=== Collected data ===
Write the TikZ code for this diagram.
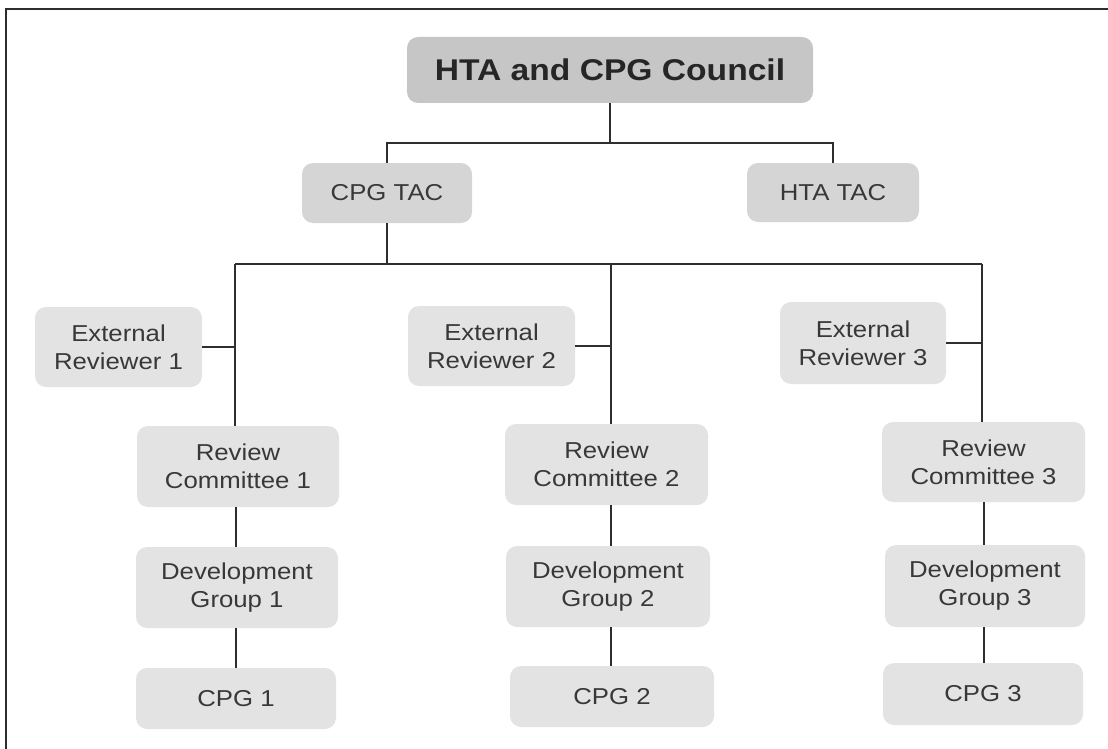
\documentclass[tikz,border=0pt]{standalone}
\usepackage{fontspec}
\setmainfont{Liberation Sans}[FakeStretch=1.12]
\begin{document}
\begin{tikzpicture}[x=1pt,y=-1pt,
  box/.style={rounded corners=11pt, fill=boxgray, draw=none, align=center,
    text=txtgray, font=\fontsize{23}{28}\selectfont, inner sep=0pt},
  conn/.style={draw=lineblk, line width=1.8pt},
  frameline/.style={draw=lineblk, line width=1.6pt}]
\definecolor{boxgray}{HTML}{E3E3E3}
\definecolor{tacgray}{HTML}{D5D5D5}
\definecolor{cougray}{HTML}{C6C6C6}
\definecolor{txtgray}{HTML}{383838}
\definecolor{lineblk}{HTML}{2E2E2E}
\useasboundingbox (0,0) rectangle (1108,749);
\draw[frameline] (6,749) -- (6,9) -- (1108,9);

\node[box, fill=cougray, minimum width=406pt, minimum height=66pt,
  font=\fontsize{30}{34}\selectfont\bfseries, text=black!85] (council) at (610,70) {HTA and CPG Council};
\node[box, fill=tacgray, minimum width=170pt, minimum height=60pt] (cpgtac) at (387,193) {CPG TAC};
\node[box, fill=tacgray, minimum width=172pt, minimum height=59pt] (htatac) at (833,192.5) {HTA TAC};

\node[box, minimum width=167pt, minimum height=80pt] (er1) at (118.5,347) {External\\Reviewer 1};
\node[box, minimum width=167pt, minimum height=80pt] (er2) at (491.5,346) {External\\Reviewer 2};
\node[box, minimum width=166pt, minimum height=82pt] (er3) at (863,343) {External\\Reviewer 3};

\node[box, minimum width=202pt, minimum height=81pt] (rc1) at (238,466.5) {Review\\Committee 1};
\node[box, minimum width=203pt, minimum height=81pt] (rc2) at (606.5,464.5) {Review\\Committee 2};
\node[box, minimum width=203pt, minimum height=80pt] (rc3) at (983.5,462) {Review\\Committee 3};

\node[box, minimum width=202pt, minimum height=81pt] (dg1) at (237,587.5) {Development\\Group 1};
\node[box, minimum width=204pt, minimum height=81pt] (dg2) at (608,586.5) {Development\\Group 2};
\node[box, minimum width=200pt, minimum height=82pt] (dg3) at (985,586) {Development\\Group 3};

\node[box, minimum width=200pt, minimum height=61pt] (cpg1) at (236,698.5) {CPG 1};
\node[box, minimum width=204pt, minimum height=61pt] (cpg2) at (612,696.5) {CPG 2};
\node[box, minimum width=200pt, minimum height=62pt] (cpg3) at (983,694) {CPG 3};

% top bus
\coordinate (bus1) at (610,143);
\draw[conn] (council.south) -- (bus1);
\draw[conn] (cpgtac.north) |- (bus1) -| (htatac.north);

% second bus
\coordinate (c1t) at (235,264);
\coordinate (c2t) at (611,264);
\coordinate (c3t) at (982,264);
\draw[conn] (c1t) -- (c3t);
\draw[conn] (cpgtac.south) -- (cpgtac.south |- c1t);
\draw[conn] (c1t) -- (c1t |- rc1.north);
\draw[conn] (c2t) -- (c2t |- rc2.north);
\draw[conn] (c3t) -- (c3t |- rc3.north);
\draw[conn] (er1.east) -- (er1.east -| c1t);
\draw[conn] (er2.east) -- (er2.east -| c2t);
\draw[conn] (er3.east) -- (er3.east -| c3t);

% lower chains
\coordinate (l1) at (236,0);
\coordinate (l2) at (611,0);
\coordinate (l3) at (984,0);
\draw[conn] (l1 |- rc1.south) -- (l1 |- dg1.north);
\draw[conn] (l1 |- dg1.south) -- (l1 |- cpg1.north);
\draw[conn] (l2 |- rc2.south) -- (l2 |- dg2.north);
\draw[conn] (l2 |- dg2.south) -- (l2 |- cpg2.north);
\draw[conn] (l3 |- rc3.south) -- (l3 |- dg3.north);
\draw[conn] (l3 |- dg3.south) -- (l3 |- cpg3.north);
\end{tikzpicture}
\end{document}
===
◆ **Exercise directions**: From the top of the listing above, repeat each line exactly until you reach the line containing "width=200pt, minimum height=62pt]", and repeat that one too. Leave the pictures out.

◆ **Task result**:
Write the TikZ code for this diagram.
\documentclass[tikz,border=0pt]{standalone}
\usepackage{fontspec}
\setmainfont{Liberation Sans}[FakeStretch=1.12]
\begin{document}
\begin{tikzpicture}[x=1pt,y=-1pt,
  box/.style={rounded corners=11pt, fill=boxgray, draw=none, align=center,
    text=txtgray, font=\fontsize{23}{28}\selectfont, inner sep=0pt},
  conn/.style={draw=lineblk, line width=1.8pt},
  frameline/.style={draw=lineblk, line width=1.6pt}]
\definecolor{boxgray}{HTML}{E3E3E3}
\definecolor{tacgray}{HTML}{D5D5D5}
\definecolor{cougray}{HTML}{C6C6C6}
\definecolor{txtgray}{HTML}{383838}
\definecolor{lineblk}{HTML}{2E2E2E}
\useasboundingbox (0,0) rectangle (1108,749);
\draw[frameline] (6,749) -- (6,9) -- (1108,9);

\node[box, fill=cougray, minimum width=406pt, minimum height=66pt,
  font=\fontsize{30}{34}\selectfont\bfseries, text=black!85] (council) at (610,70) {HTA and CPG Council};
\node[box, fill=tacgray, minimum width=170pt, minimum height=60pt] (cpgtac) at (387,193) {CPG TAC};
\node[box, fill=tacgray, minimum width=172pt, minimum height=59pt] (htatac) at (833,192.5) {HTA TAC};

\node[box, minimum width=167pt, minimum height=80pt] (er1) at (118.5,347) {External\\Reviewer 1};
\node[box, minimum width=167pt, minimum height=80pt] (er2) at (491.5,346) {External\\Reviewer 2};
\node[box, minimum width=166pt, minimum height=82pt] (er3) at (863,343) {External\\Reviewer 3};

\node[box, minimum width=202pt, minimum height=81pt] (rc1) at (238,466.5) {Review\\Committee 1};
\node[box, minimum width=203pt, minimum height=81pt] (rc2) at (606.5,464.5) {Review\\Committee 2};
\node[box, minimum width=203pt, minimum height=80pt] (rc3) at (983.5,462) {Review\\Committee 3};

\node[box, minimum width=202pt, minimum height=81pt] (dg1) at (237,587.5) {Development\\Group 1};
\node[box, minimum width=204pt, minimum height=81pt] (dg2) at (608,586.5) {Development\\Group 2};
\node[box, minimum width=200pt, minimum height=82pt] (dg3) at (985,586) {Development\\Group 3};

\node[box, minimum width=200pt, minimum height=61pt] (cpg1) at (236,698.5) {CPG 1};
\node[box, minimum width=204pt, minimum height=61pt] (cpg2) at (612,696.5) {CPG 2};
\node[box, minimum width=200pt, minimum height=62pt] (cpg3) at (983,694) {CPG 3};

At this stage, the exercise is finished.